Since the camera is distributed through Raspberry Pi, they already have a great software interface available through Python. All you have to do is from picamera import PiCamera; camera = PiCamera() and you have instant access. Using the camera.start_preview() command, you can access a live shot of the camera immediately.

The way the mount is configured, my Raspberry Pi actually sits on its side, which means the camera also is on its side. We can modify the image so that it isn’t sideways by camera.rotation = 270 and then ensuring it isn’t reversed by camera.hflip = True.

It’s a fairly trivial process to save an image too: camera.capture('/tmp/test.jpg'). Here’s my full taking a photo script:

# -*- encoding: utf-8 -*-
# CC0 license, Ethan Nelson
# Tested on Raspberry Pi 3
from picamera import PiCamera
camera = PiCamera()
camera.rotation = 270
camera.hflip = True

Updating the Image Online

Originally, I had planned to use Python with a sleep timer for my full implementation. This would be fine if I was on a shared hosting web server with FTP enabled and configured already. My current website infrastructure is an EC2 instance and I’m not really interested in setting up SFTP or FTP as I’ll probably inadvertently leave open access (and why increase the space of possible attacks?). Instead I chose a bash script that is run with a cronjob.

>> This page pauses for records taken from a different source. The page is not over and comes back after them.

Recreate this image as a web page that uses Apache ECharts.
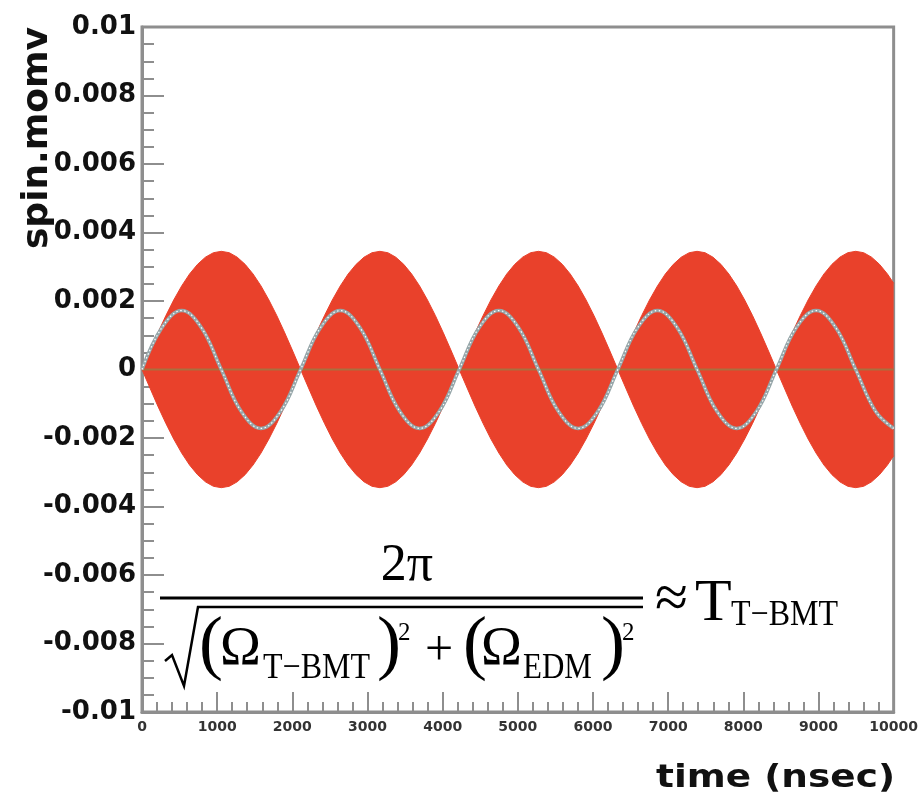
<!DOCTYPE html>
<html>
<head>
<meta charset="utf-8">
<script src="https://cdn.jsdelivr.net/npm/echarts@6/dist/echarts.min.js"></script>
<style>
  html, body { margin: 0; padding: 0; background: #ffffff; }
  #chart { width: 921px; height: 801px; }
</style>
</head>
<body>
<div id="chart"></div>
<script>
// ---- data ----
// envelope of the fast spin oscillation (filled red band)
const envTime = [0, 106, 211, 317, 422, 528, 633, 739, 844, 950, 1055, 1161, 1266, 1372, 1477, 1583, 1688, 1794, 1899, 2005,
  2110, 2216, 2321, 2427, 2532, 2638, 2743, 2849, 2954, 3060, 3165, 3271, 3376, 3482, 3587, 3693, 3798, 3904, 4009, 4115,
  4220, 4326, 4431, 4537, 4642, 4748, 4853, 4959, 5064, 5170, 5275, 5381, 5486, 5592, 5697, 5803, 5908, 6014, 6119, 6225,
  6330, 6436, 6541, 6647, 6752, 6858, 6963, 7069, 7174, 7280, 7385, 7491, 7596, 7702, 7807, 7913, 8018, 8124, 8229, 8335,
  8440, 8546, 8651, 8757, 8862, 8968, 9073, 9179, 9284, 9390, 9495, 9601, 9706, 9812, 9917, 10000];

const envUpper = [0, 0.00054, 0.00107, 0.00157, 0.00203, 0.00244, 0.00279, 0.00307, 0.00328, 0.00341, 0.00345, 0.00341, 0.00328, 0.00307, 0.00279, 0.00244, 0.00203, 0.00157, 0.00107, 0.00054,
  0, 0.00054, 0.00107, 0.00157, 0.00203, 0.00244, 0.00279, 0.00307, 0.00328, 0.00341, 0.00345, 0.00341, 0.00328, 0.00307, 0.00279, 0.00244, 0.00203, 0.00157, 0.00107, 0.00054,
  0, 0.00054, 0.00107, 0.00157, 0.00203, 0.00244, 0.00279, 0.00307, 0.00328, 0.00341, 0.00345, 0.00341, 0.00328, 0.00307, 0.00279, 0.00244, 0.00203, 0.00157, 0.00107, 0.00054,
  0, 0.00054, 0.00107, 0.00157, 0.00203, 0.00244, 0.00279, 0.00307, 0.00328, 0.00341, 0.00345, 0.00341, 0.00328, 0.00307, 0.00279, 0.00244, 0.00203, 0.00157, 0.00107, 0.00054,
  0, 0.00054, 0.00107, 0.00157, 0.00203, 0.00244, 0.00279, 0.00307, 0.00328, 0.00341, 0.00345, 0.00341, 0.00328, 0.00307, 0.00279, 0.00252];

const envLower = [0, -0.00054, -0.00107, -0.00157, -0.00203, -0.00244, -0.00279, -0.00307, -0.00328, -0.00341, -0.00345, -0.00341, -0.00328, -0.00307, -0.00279, -0.00244, -0.00203, -0.00157, -0.00107, -0.00054,
  0, -0.00054, -0.00107, -0.00157, -0.00203, -0.00244, -0.00279, -0.00307, -0.00328, -0.00341, -0.00345, -0.00341, -0.00328, -0.00307, -0.00279, -0.00244, -0.00203, -0.00157, -0.00107, -0.00054,
  0, -0.00054, -0.00107, -0.00157, -0.00203, -0.00244, -0.00279, -0.00307, -0.00328, -0.00341, -0.00345, -0.00341, -0.00328, -0.00307, -0.00279, -0.00244, -0.00203, -0.00157, -0.00107, -0.00054,
  0, -0.00054, -0.00107, -0.00157, -0.00203, -0.00244, -0.00279, -0.00307, -0.00328, -0.00341, -0.00345, -0.00341, -0.00328, -0.00307, -0.00279, -0.00244, -0.00203, -0.00157, -0.00107, -0.00054,
  0, -0.00054, -0.00107, -0.00157, -0.00203, -0.00244, -0.00279, -0.00307, -0.00328, -0.00341, -0.00345, -0.00341, -0.00328, -0.00307, -0.00279, -0.00252];

// slow (grey) spin component
const spinTime = [0, 264, 528, 791, 1055, 1319, 1583, 1846, 2110, 2374, 2638, 2901, 3165, 3429, 3693, 3956,
  4220, 4484, 4748, 5011, 5275, 5539, 5803, 6066, 6330, 6594, 6858, 7121, 7385, 7649, 7913, 8176,
  8440, 8704, 8968, 9231, 9495, 9759, 10000];
const spinVals = [0, 0.00122, 0.00172, 0.00122, 0, -0.00122, -0.00172, -0.00122,
  0, 0.00122, 0.00172, 0.00122, 0, -0.00122, -0.00172, -0.00122,
  0, 0.00122, 0.00172, 0.00122, 0, -0.00122, -0.00172, -0.00122,
  0, 0.00122, 0.00172, 0.00122, 0, -0.00122, -0.00172, -0.00122,
  0, 0.00122, 0.00172, 0.00122, 0, -0.00122, -0.00172];

const zeroTime = [0, 10000];
const zeroVals = [0, 0];

const xTickLabels = ['0', '1000', '2000', '3000', '4000', '5000', '6000', '7000', '8000', '9000', '10000'];
const yTickLabels = ['-0.01', '-0.008', '-0.006', '-0.004', '-0.002', '0', '0.002', '0.004', '0.006', '0.008', '0.01'];

const xAxisTitle = 'time (nsec)';
const yAxisTitle = 'spin.momv';

// ---- build ----
function pairs(ts, vs) { return ts.map((t, i) => [t, vs[i]]); }

const chart = echarts.init(document.getElementById('chart'), null, { renderer: 'canvas' });

const axisGrey = '#8e8e8e';
const serif = 'Liberation Serif';

function ft(text, x, y, size, extra, align) {
  return Object.assign({
    type: 'text', x: x, y: y, z: 100,
    style: {
      text: text, fill: '#000', font: size + 'px "' + serif + '"',
      textAlign: align || 'left', textVerticalAlign: 'middle'
    }
  }, extra || {});
}

const option = {
  animation: false,
  backgroundColor: '#ffffff',
  grid: {
    left: 142, right: 23, top: 27, bottom: 89,
    show: true, borderColor: axisGrey, borderWidth: 3, backgroundColor: 'transparent'
  },
  xAxis: {
    type: 'value', min: 0, max: 10000, interval: 1000,
    axisLine: { show: true, onZero: false, lineStyle: { color: axisGrey, width: 3 } },
    axisTick: { show: true, inside: true, length: 20, lineStyle: { color: axisGrey, width: 2 } },
    minorTick: { show: true, splitNumber: 5, length: 10, lineStyle: { color: axisGrey, width: 2 } },
    splitLine: { show: false },
    axisLabel: {
      margin: 8, color: '#333', fontFamily: 'DejaVu Sans', fontWeight: 'bold', fontSize: 14,
      formatter: function (v) { return xTickLabels[Math.round(v / 1000)]; }
    }
  },
  yAxis: {
    type: 'value', min: -0.01, max: 0.01, interval: 0.002,
    axisLine: { show: true, onZero: false, lineStyle: { color: axisGrey, width: 3 } },
    axisTick: { show: true, inside: true, length: 22, lineStyle: { color: axisGrey, width: 2 } },
    minorTick: { show: true, splitNumber: 4, length: 12, lineStyle: { color: axisGrey, width: 2 } },
    splitLine: { show: false },
    axisLabel: {
      margin: 6, color: '#111', fontFamily: 'DejaVu Sans', fontWeight: 'bold', fontSize: 26,
      formatter: function (v) { return yTickLabels[Math.round((v + 0.01) / 0.002)]; }
    }
  },
  series: [
    {
      type: 'line', data: pairs(envTime, envUpper), symbol: 'none', z: 2,
      lineStyle: { width: 1, color: '#e9412b' },
      areaStyle: { color: '#e9412b', opacity: 1 }
    },
    {
      type: 'line', data: pairs(envTime, envLower), symbol: 'none', z: 2,
      lineStyle: { width: 1, color: '#e9412b' },
      areaStyle: { color: '#e9412b', opacity: 1 }
    },
    {
      type: 'line', data: pairs(zeroTime, zeroVals), symbol: 'none', z: 3,
      lineStyle: { width: 2, color: '#a8703f' }
    },
    {
      type: 'line', data: pairs(spinTime, spinVals), symbol: 'none', smooth: 0.4, z: 4,
      lineStyle: { width: 3.5, color: '#96a6a9' }
    },
    {
      type: 'line', data: pairs(spinTime, spinVals), symbol: 'none', smooth: 0.4, z: 5,
      lineStyle: { width: 1.2, color: '#ffffff', type: [1.5, 2.5] }
    }
  ],
  graphic: [
    {
      type: 'text', x: 38, y: 27, rotation: Math.PI / 2, z: 100,
      style: {
        text: yAxisTitle, fill: '#111', font: 'bold 36px "DejaVu Sans"',
        textAlign: 'right', textVerticalAlign: 'middle'
      }
    },
    {
      type: 'text', x: 895, y: 779, scaleX: 1.17, z: 100,
      style: {
        text: xAxisTitle, fill: '#111', font: 'bold 32px "DejaVu Sans"',
        textAlign: 'right', textVerticalAlign: 'middle'
      }
    },
    // formula
    ft('2π', 407, 566, 52, null, 'center'),
    { type: 'line', z: 100, shape: { x1: 160, y1: 598, x2: 643, y2: 598 }, style: { stroke: '#000', lineWidth: 3 } },
    { type: 'polyline', z: 100, shape: { points: [[165, 661], [172, 655], [184, 686], [198, 607], [643, 607]] }, style: { stroke: '#000', lineWidth: 2.5, fill: null } },
    ft('(', 199, 647, 72),
    ft('Ω', 220, 650, 55),
    ft('T\u2212BMT', 263, 669, 36, { scaleX: 0.89 }),
    ft(')', 377, 647, 72),
    ft('2', 398, 633, 25),
    ft('+', 425, 652, 50),
    ft('(', 463, 647, 72),
    ft('Ω', 481, 650, 55),
    ft('EDM', 523, 669, 36, { scaleX: 0.86 }),
    ft(')', 601, 647, 72),
    ft('2', 622, 633, 25),
    ft('\u2248', 655, 601, 60),
    ft('T', 695, 604, 60),
    ft('T\u2212BMT', 731, 616, 36, { scaleX: 0.89 })
  ]
};

chart.setOption(option);
</script>
</body>
</html>
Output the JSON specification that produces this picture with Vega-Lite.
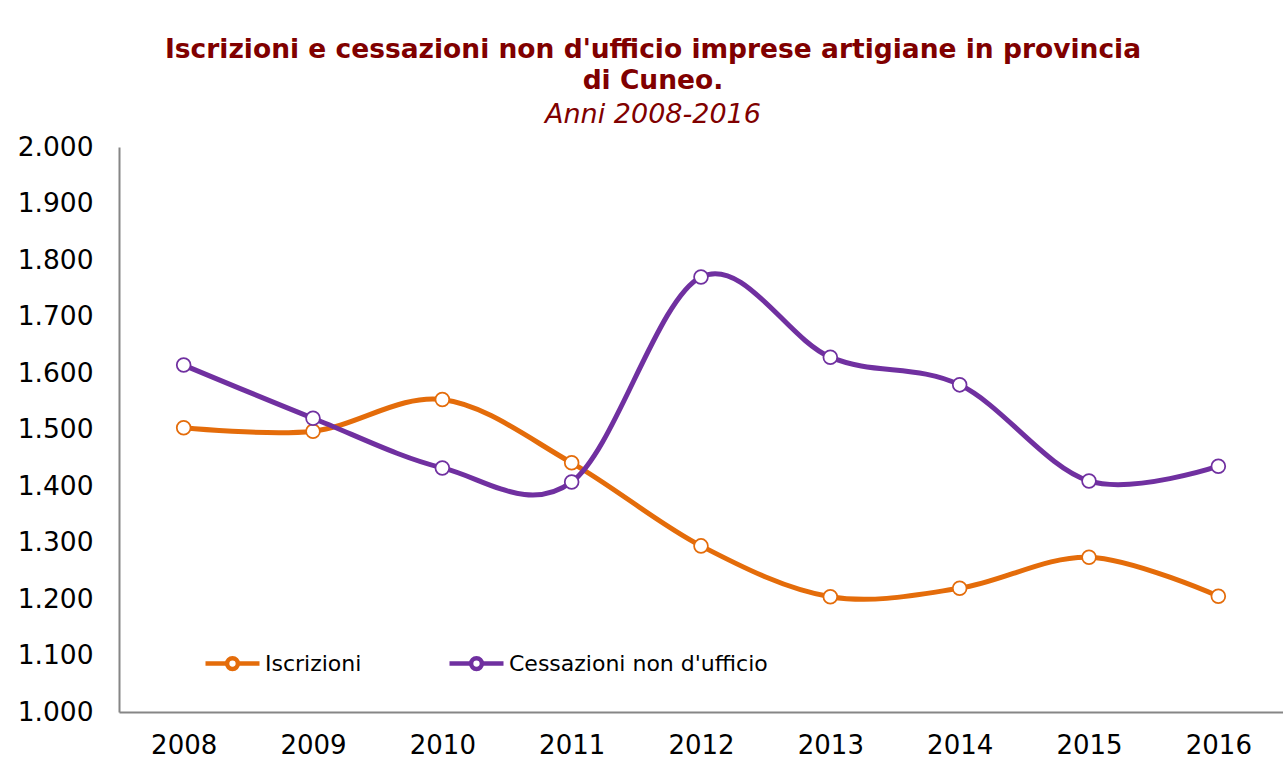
{
  "$schema": "https://vega.github.io/schema/vega-lite/v6.json",
  "autosize": {"type": "none"},
  "padding": {"left": 119, "top": 147, "right": 0, "bottom": 60},
  "width": 1164,
  "height": 565,
  "background": "white",
  "title": {
    "text": ["Iscrizioni e cessazioni non d'ufficio imprese artigiane in provincia", "di Cuneo."],
    "subtitle": "Anni 2008-2016",
    "anchor": "middle",
    "dx": -48,
    "font": "DejaVu Sans",
    "fontSize": 26.5,
    "fontWeight": "bold",
    "color": "#800000",
    "lineHeight": 31,
    "subtitleFont": "DejaVu Sans",
    "subtitleFontSize": 27,
    "subtitleFontStyle": "italic",
    "subtitleColor": "#800000",
    "subtitlePadding": 8,
    "offset": 6
  },
  "data": {
    "values": [
      {"anno": "2008", "serie": "Iscrizioni", "valore": 1503},
      {"anno": "2009", "serie": "Iscrizioni", "valore": 1497},
      {"anno": "2010", "serie": "Iscrizioni", "valore": 1553},
      {"anno": "2011", "serie": "Iscrizioni", "valore": 1441},
      {"anno": "2012", "serie": "Iscrizioni", "valore": 1294},
      {"anno": "2013", "serie": "Iscrizioni", "valore": 1204},
      {"anno": "2014", "serie": "Iscrizioni", "valore": 1219},
      {"anno": "2015", "serie": "Iscrizioni", "valore": 1274},
      {"anno": "2016", "serie": "Iscrizioni", "valore": 1205},
      {"anno": "2008", "serie": "Cessazioni non d'ufficio", "valore": 1614},
      {"anno": "2009", "serie": "Cessazioni non d'ufficio", "valore": 1520},
      {"anno": "2010", "serie": "Cessazioni non d'ufficio", "valore": 1432},
      {"anno": "2011", "serie": "Cessazioni non d'ufficio", "valore": 1407},
      {"anno": "2012", "serie": "Cessazioni non d'ufficio", "valore": 1770},
      {"anno": "2013", "serie": "Cessazioni non d'ufficio", "valore": 1628},
      {"anno": "2014", "serie": "Cessazioni non d'ufficio", "valore": 1579},
      {"anno": "2015", "serie": "Cessazioni non d'ufficio", "valore": 1409},
      {"anno": "2016", "serie": "Cessazioni non d'ufficio", "valore": 1435}
    ]
  },
  "encoding": {
    "x": {
      "field": "anno",
      "type": "ordinal",
      "scale": {"type": "point", "padding": 0.5},
      "axis": {
        "title": null,
        "labelAngle": 0,
        "ticks": false,
        "domainColor": "#868686",
        "domainWidth": 2,
        "labelFont": "DejaVu Sans",
        "labelFontSize": 26,
        "labelColor": "#000000",
        "labelPadding": 20,
        "grid": false
      }
    },
    "y": {
      "field": "valore",
      "type": "quantitative",
      "scale": {"domain": [1000, 2000], "nice": false, "zero": false},
      "axis": {
        "title": null,
        "values": [1000, 1100, 1200, 1300, 1400, 1500, 1600, 1700, 1800, 1900, 2000],
        "labelExpr": "replace(format(datum.value, ','), ',', '.')",
        "ticks": false,
        "grid": false,
        "domainColor": "#868686",
        "domainWidth": 2,
        "labelFont": "DejaVu Sans",
        "labelFontSize": 26.5,
        "labelColor": "#000000",
        "labelPadding": 26
      }
    }
  },
  "layer": [
    {
      "mark": {"type": "line", "interpolate": "cardinal", "tension": 0, "strokeWidth": 5},
      "encoding": {
        "color": {
          "field": "serie",
          "type": "nominal",
          "scale": {"domain": ["Iscrizioni", "Cessazioni non d'ufficio"], "range": ["#E46C0A", "#7030A0"]},
          "legend": {
            "title": null,
            "orient": "none",
            "legendX": 84,
            "legendY": 487,
            "direction": "horizontal",
            "symbolType": "M-1,0H-0.2A0.2,0.2 0 1,1 0.2,0A0.2,0.2 0 1,1 -0.2,0M0.2,0H1",
            "symbolSize": 2916,
            "symbolStrokeWidth": 4.5,
            "symbolFillColor": "white",
            "labelFont": "DejaVu Sans",
            "labelFontSize": 22,
            "labelColor": "#000000",
            "labelOffset": 3,
            "labelLimit": 400,
            "columnPadding": 78,
            "encode": {"symbols": {"update": {"fill": {"value": "white"}, "fillOpacity": {"value": 1}}}}
          }
        }
      }
    },
    {
      "mark": {"type": "point", "shape": "circle", "filled": true, "fill": "white", "size": 190, "strokeWidth": 1.75, "opacity": 1},
      "encoding": {"stroke": {"field": "serie", "type": "nominal", "scale": {"domain": ["Iscrizioni", "Cessazioni non d'ufficio"], "range": ["#E46C0A", "#7030A0"]}, "legend": null}}
    }
  ],
  "config": {"view": {"stroke": null}}
}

First, the bash script. We need to do two things: take and save the photo, then upload it to the server. ssh provides a nice avenue for doing this programmatically since we can exchange the ssh key and not require interactive login. The keys are generated on my Raspberry Pi using: and then uploaded to my webserver: scp -i auth.key .ssh/ ubuntu@XX.XX.XX.XX. Note I do this because I rather not have my key managed by Amazon sitting on my Raspberry Pi. Now we have all the pieces to build the script:

# CC0 license, Ethan Nelson
python /home/pi/take-photo.py
scp /home/pi/photo.jpg ubuntu@XX.XX.XX.XX:/home/ubuntu/websites/ethan-nelson.com/build/weatherimages/photo.jpg

Next, we need to configure cron to run the script at a given interval. Because I’m not on a free bandwidth host, I’m going to dial this down from what used to be three seconds on my old shared host to 60 seconds now (the weather in California really doesn’t change that much that fast anyway). If we limit this to daylight hours, that’s approximately 14 hr * 60 min / 1 hr = 840 photos * 400 kb = 336 Mb * 30 days = 10 Gb a month. Good thing ingress bandwidth is free! Anyways, here’s the cron configuration (set with crontab -e):

* 06-20 * * * /home/pi/run-photo.sh


Check it out live here!

The Pi Zero runs about $10 assuming you can format NOOBS on a SD to install Raspbian; otherwise, check out a starter kit that has all that set. The Pi camera is $15 on sale or $20 otherwise and includes a cable. The cord and case were a bundle for $10. That’s about $45 with tax for a remote observation camera that you have full control over. I have similar hardware kits built for home security cameras, but the caveat for these to be useful is that your ISP must not block remote access.